It’s been easy to overlook Gleyber Torres of late. He had a quiet WBC for Venezuela, and the space he occupies in the fanbase’s consciousness is currently dwarfed by the shortstop competition between top prospects Anthony Volpe and Oswald Peraza. But make no mistake, the 26-year-old second baseman is a central figure for the Yankees in 2023 and as they decide on their long-term plans.

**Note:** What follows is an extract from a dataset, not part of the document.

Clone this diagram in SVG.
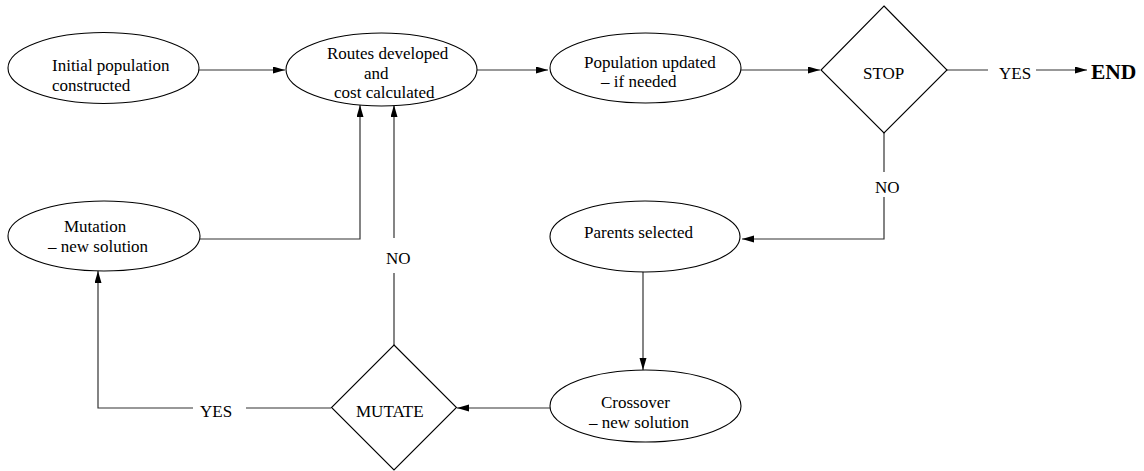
<svg xmlns="http://www.w3.org/2000/svg" width="1144" height="471" viewBox="0 0 1144 471" font-family="'Liberation Serif', 'Times New Roman', serif">
<style>
.shape{fill:#fff;stroke:#000;stroke-width:1.1}
.conn{fill:none;stroke:#333;stroke-width:1.2}
text{font-family:"Liberation Serif","Times New Roman",serif;font-size:17px;fill:#000}
.end{font-weight:bold;font-size:21.5px}
</style>
<defs>
<marker id="arr" markerUnits="userSpaceOnUse" markerWidth="13" markerHeight="8" refX="12" refY="3.5" orient="auto">
<path d="M0,0 L12,3.5 L0,7 z" fill="#000"/>
</marker>
</defs>
<g id="connectors">
<path class="conn" d="M199,70 H285" marker-end="url(#arr)"/>
<path class="conn" d="M477,70 H548" marker-end="url(#arr)"/>
<path class="conn" d="M741,70 H820" marker-end="url(#arr)"/>
<path class="conn" d="M947,70 H988"/>
<text x="999" y="79">YES</text>
<path class="conn" d="M1036,70 H1087" marker-end="url(#arr)"/>
<path class="conn" d="M884,133 V172"/>
<text x="875" y="193">NO</text>
<path class="conn" d="M884,197 V239 H742" marker-end="url(#arr)"/>
<path class="conn" d="M643,272 V370" marker-end="url(#arr)"/>
<path class="conn" d="M550,408 H457" marker-end="url(#arr)"/>
<path class="conn" d="M331,408 H246"/>
<text x="200" y="417">YES</text>
<path class="conn" d="M193,408 H98 V271" marker-end="url(#arr)"/>
<path class="conn" d="M394,345 V273"/>
<text x="386" y="264">NO</text>
<path class="conn" d="M394,238 V105" marker-end="url(#arr)"/>
<path class="conn" d="M200,239 H360 V105" marker-end="url(#arr)"/>
</g>
<g id="initial">
<ellipse class="shape" cx="103.5" cy="68" rx="95.5" ry="35.5"/>
<text x="52" y="71">Initial population</text>
<text x="52" y="91">constructed</text>
</g>
<g id="routes">
<ellipse class="shape" cx="381.5" cy="69.5" rx="95.5" ry="36.5"/>
<text x="327" y="59">Routes developed</text>
<text x="364" y="78.5">and</text>
<text x="334" y="98">cost calculated</text>
</g>
<g id="population">
<ellipse class="shape" cx="645.5" cy="68" rx="95.5" ry="35"/>
<text x="584" y="67.5">Population updated</text>
<text x="601" y="87">– if needed</text>
</g>
<g id="stop">
<polygon class="shape" points="884,6 947,70 884,133 821,70"/>
<text x="863" y="79">STOP</text>
</g>
<g id="end">
<text class="end" x="1091" y="79">END</text>
</g>
<g id="mutation">
<ellipse class="shape" cx="104" cy="236" rx="96" ry="35"/>
<text x="64" y="231.5">Mutation</text>
<text x="48" y="251.5">– new solution</text>
</g>
<g id="parents">
<ellipse class="shape" cx="645" cy="236.5" rx="95" ry="35.5"/>
<text x="584" y="238">Parents selected</text>
</g>
<g id="crossover">
<ellipse class="shape" cx="645.5" cy="406" rx="95.5" ry="36"/>
<text x="601" y="408">Crossover</text>
<text x="589" y="428">– new solution</text>
</g>
<g id="mutate">
<polygon class="shape" points="394,345 456.5,407.5 394,470 331.5,407.5"/>
<text x="356" y="416.5">MUTATE</text>
</g>
</svg>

2022 Yankees Statistics: 140 games played, 572 plate appearances, .257/.310/.451, 24 HR, 76 RBI, 115 wRC+, 6.8 BB%, 22.6 K%, 2.7 fWAR
2023 ZiPS Projections: 143 games, 584 plate appearances, .259/.324/.437, 22 HR, 79 RBI, 117 wRC+, 8.6 BB%, 21.1 K%, 3.2 fWAR
Torres rebounded from consecutive down years in 2020 and 2021 to post a .761 OPS, 115 wRC+, zero Outs Above Average and 2.7 fWAR. It’s hard to ask for much more from an everyday second baseman — a bat 15 percent better than the field with league average defense — in other words exactly the type of player he profiled as when rising through the ranks as a top prospect.

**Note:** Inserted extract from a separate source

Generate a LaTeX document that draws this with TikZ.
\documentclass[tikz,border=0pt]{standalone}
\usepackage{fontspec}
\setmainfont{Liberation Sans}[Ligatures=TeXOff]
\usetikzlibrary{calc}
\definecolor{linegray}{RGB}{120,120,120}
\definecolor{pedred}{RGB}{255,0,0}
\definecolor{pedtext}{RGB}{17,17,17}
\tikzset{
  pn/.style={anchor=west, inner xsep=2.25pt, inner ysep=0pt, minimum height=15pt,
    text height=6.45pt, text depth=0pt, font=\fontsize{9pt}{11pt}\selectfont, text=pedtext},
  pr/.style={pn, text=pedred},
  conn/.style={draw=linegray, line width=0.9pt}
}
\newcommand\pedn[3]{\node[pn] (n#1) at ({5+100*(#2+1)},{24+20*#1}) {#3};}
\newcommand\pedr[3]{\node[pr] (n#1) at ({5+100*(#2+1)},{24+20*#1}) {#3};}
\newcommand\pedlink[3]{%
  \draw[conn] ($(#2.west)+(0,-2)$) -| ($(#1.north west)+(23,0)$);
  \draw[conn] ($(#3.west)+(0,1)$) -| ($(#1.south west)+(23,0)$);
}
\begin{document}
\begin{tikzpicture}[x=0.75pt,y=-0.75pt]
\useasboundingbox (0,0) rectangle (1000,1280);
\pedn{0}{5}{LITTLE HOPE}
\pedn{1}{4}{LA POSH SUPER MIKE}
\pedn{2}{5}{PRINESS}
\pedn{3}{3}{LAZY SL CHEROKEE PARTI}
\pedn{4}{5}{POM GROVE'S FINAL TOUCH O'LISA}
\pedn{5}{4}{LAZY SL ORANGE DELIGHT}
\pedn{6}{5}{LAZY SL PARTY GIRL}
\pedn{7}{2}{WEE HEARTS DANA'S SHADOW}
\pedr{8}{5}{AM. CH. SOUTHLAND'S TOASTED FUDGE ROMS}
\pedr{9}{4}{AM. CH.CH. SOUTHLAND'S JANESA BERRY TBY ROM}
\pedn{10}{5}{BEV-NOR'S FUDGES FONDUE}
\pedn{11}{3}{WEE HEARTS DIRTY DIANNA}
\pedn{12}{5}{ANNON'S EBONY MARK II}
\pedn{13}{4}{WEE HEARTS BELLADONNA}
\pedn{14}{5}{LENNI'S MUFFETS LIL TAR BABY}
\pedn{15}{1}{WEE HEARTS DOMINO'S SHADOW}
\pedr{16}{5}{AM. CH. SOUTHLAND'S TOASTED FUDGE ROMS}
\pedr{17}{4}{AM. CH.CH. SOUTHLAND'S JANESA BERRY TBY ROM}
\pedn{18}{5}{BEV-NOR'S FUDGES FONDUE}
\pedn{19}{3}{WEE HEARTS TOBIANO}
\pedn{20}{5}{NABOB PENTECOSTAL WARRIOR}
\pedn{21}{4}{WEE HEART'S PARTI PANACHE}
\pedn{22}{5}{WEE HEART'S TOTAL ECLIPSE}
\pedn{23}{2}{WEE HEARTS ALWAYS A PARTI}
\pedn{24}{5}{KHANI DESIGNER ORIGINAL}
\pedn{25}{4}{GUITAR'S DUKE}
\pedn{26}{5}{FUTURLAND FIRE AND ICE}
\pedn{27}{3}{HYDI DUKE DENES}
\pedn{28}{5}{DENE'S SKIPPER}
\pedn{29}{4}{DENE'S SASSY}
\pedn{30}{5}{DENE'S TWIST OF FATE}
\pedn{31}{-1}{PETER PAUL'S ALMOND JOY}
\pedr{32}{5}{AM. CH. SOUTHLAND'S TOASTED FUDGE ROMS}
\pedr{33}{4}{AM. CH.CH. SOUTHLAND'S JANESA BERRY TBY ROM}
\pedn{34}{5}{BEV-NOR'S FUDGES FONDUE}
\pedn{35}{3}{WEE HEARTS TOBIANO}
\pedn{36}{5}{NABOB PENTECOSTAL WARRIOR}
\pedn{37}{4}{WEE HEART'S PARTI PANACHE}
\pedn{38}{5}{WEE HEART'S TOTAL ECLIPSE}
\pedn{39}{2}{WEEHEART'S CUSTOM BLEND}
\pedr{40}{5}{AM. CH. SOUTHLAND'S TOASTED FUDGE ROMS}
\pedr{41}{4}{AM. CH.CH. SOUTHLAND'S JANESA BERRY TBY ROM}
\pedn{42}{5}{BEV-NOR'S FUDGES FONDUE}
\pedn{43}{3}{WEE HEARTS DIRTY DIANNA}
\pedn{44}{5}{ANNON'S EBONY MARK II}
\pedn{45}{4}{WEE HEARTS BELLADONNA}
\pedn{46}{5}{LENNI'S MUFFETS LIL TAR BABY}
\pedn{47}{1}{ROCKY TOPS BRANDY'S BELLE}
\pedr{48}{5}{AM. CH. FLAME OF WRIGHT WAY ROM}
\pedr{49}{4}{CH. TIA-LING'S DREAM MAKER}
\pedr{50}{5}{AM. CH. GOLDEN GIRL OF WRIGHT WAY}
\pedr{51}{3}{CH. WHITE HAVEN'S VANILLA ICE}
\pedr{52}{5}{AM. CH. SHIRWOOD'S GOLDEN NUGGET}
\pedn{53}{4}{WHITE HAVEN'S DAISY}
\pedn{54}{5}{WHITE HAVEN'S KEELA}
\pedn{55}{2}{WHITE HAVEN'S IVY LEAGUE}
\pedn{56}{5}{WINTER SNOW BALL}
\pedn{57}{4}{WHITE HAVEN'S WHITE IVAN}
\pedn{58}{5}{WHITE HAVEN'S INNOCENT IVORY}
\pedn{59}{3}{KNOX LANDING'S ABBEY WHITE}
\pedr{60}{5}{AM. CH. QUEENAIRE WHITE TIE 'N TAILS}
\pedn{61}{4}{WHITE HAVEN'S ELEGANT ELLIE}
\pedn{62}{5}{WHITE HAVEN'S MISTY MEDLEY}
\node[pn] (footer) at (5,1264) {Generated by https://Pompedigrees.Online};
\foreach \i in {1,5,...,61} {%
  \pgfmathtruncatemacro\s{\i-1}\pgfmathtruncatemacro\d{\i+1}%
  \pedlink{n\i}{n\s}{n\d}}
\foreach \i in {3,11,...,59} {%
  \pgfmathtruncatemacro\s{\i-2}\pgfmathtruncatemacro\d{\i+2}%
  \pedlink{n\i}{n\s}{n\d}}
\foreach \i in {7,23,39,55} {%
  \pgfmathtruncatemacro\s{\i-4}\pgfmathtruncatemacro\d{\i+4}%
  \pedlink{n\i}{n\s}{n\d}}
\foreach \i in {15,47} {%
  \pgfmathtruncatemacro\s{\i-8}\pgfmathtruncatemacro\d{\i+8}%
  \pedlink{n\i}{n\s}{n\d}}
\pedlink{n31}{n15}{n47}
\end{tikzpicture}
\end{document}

As we’ve discussed over the last few seasons, Torres is more dangerous when he is in attack mode at the plate rather than on the defensive. He opted for a more selective approach in 2020 and 2021, walking at a double-digit clip across the two season, but saw his overall production plummet as he failed to do damage on hittable pitches in the zone. Then in 2022, he returned to the more proactive approach of his first two seasons.

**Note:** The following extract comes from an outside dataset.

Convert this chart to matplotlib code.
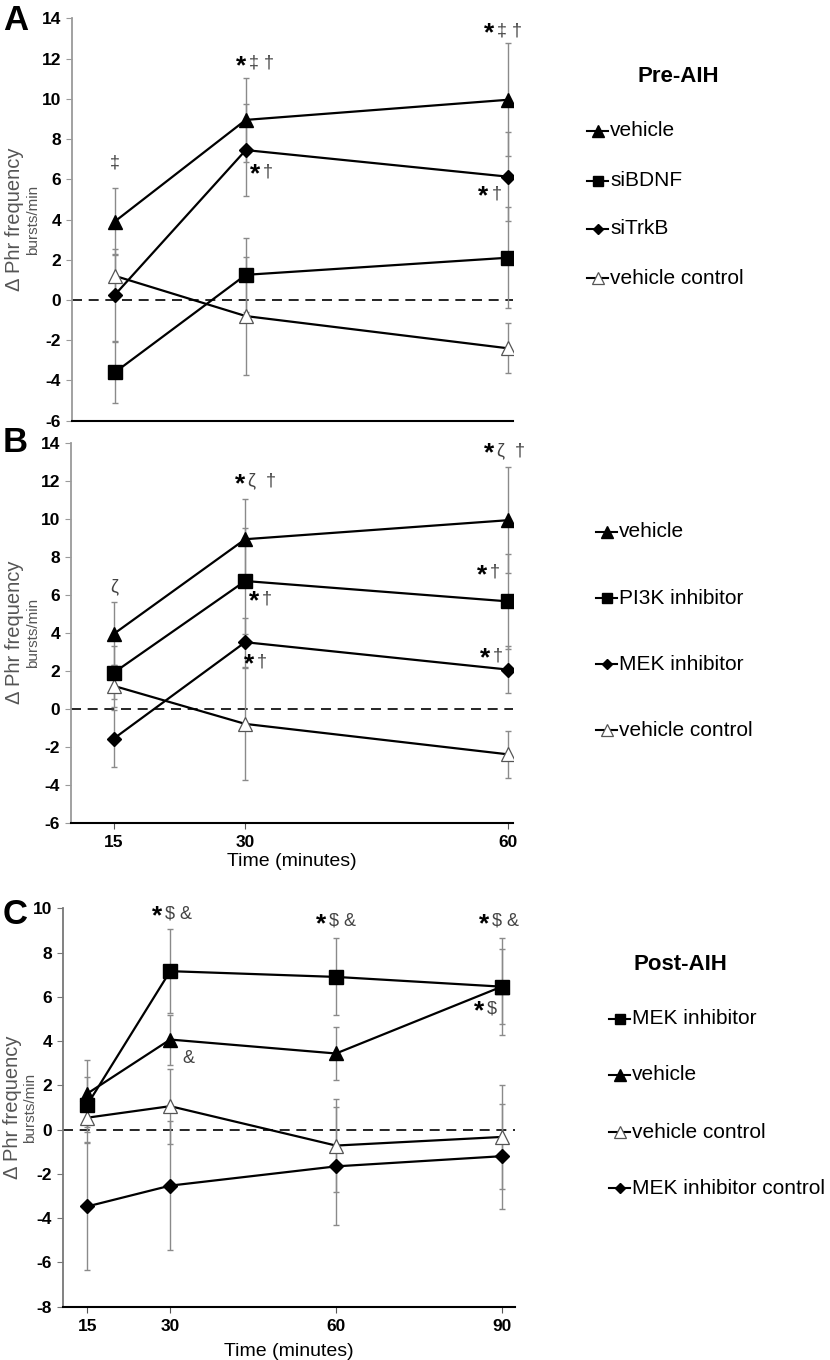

As a result of this more aggressive tact, Torres posted career-bests in exit velocity, hard-hit rate, barrel rate, and expected slugging, finishing in the top quartile league-wide for each metric. And after practically forgetting how to hit the fastball in 2021 (-15 run value), he returned to punishing the pitch in 2022 (+7 run value). As you might expect, the uptick in swing rate did also bring about a career-worst in walk rate.
It’s frustrating that he’s an either/or hitter when it comes to slug and patience. You dream of a scenario where he marries the skills and all of a sudden you’re looking at 130 wRC+, four-ish win player. Forced to choose between two, we’ll take the more aggressive Torres as 2020 and 2021 tell us.
All this being said, Torres’ fate could already be sealed, turning 2023 into something of a lame duck campaign for the 26-year-old. Yankees managing partner Hal Steinbrenner has said multiple times that he envisions Volpe and Peraza as the middle infield of the future for the Yankees. Unsurprisingly, this has generated ample trade speculation from those hoping to solve New York’s infield logjam.
The Yankees have as many as five players who could man the keystone in Torres, Volpe, Peraza, DJ LeMahieu, and Isiah Kiner-Falefa. They would likely prefer to move Kiner-Falefa — owed $6 million in his walk year. However, if they are interested in maximizing their return, Torres is the more attractive candidate. He’s owed a bit more — $9.95 million after avoiding arbitration for 2023 — but comes with an extra year of team control and is the clearly superior player.
It’s hard to know what the Yankees’ plans are for Gleyber Torres. Only three years ago we were talking about him as a cornerstone of the franchise. He may find himself on the bench Opening Day for the second season in a row, and it’s uncertain how long he’ll be around in the weeks that follow. For what it’s worth, ZiPS believes he will be the everyday starter at second, appearing in 143 games with a 117 wRC+, 22 home runs, and 3.2 fWAR. A season with 20-25 home runs and roughly league-average defense is right in line with his rookie and 2022 campaigns.
As the timing of his own debut teaches us, his job may not be in immediate jeopardy should the Yankees have an eye toward manipulating Volpe’s service time. All he can do is try to win every at-bat in the early weeks of the season and hope the results speak for themselves. At the end of the day, the Yankees roster is in a better place with him on it than without him, and as he’s shown in previous postseasons, he could be a key factor in the Yankees’ push for their first appearance in the Fall Classic in 14 years.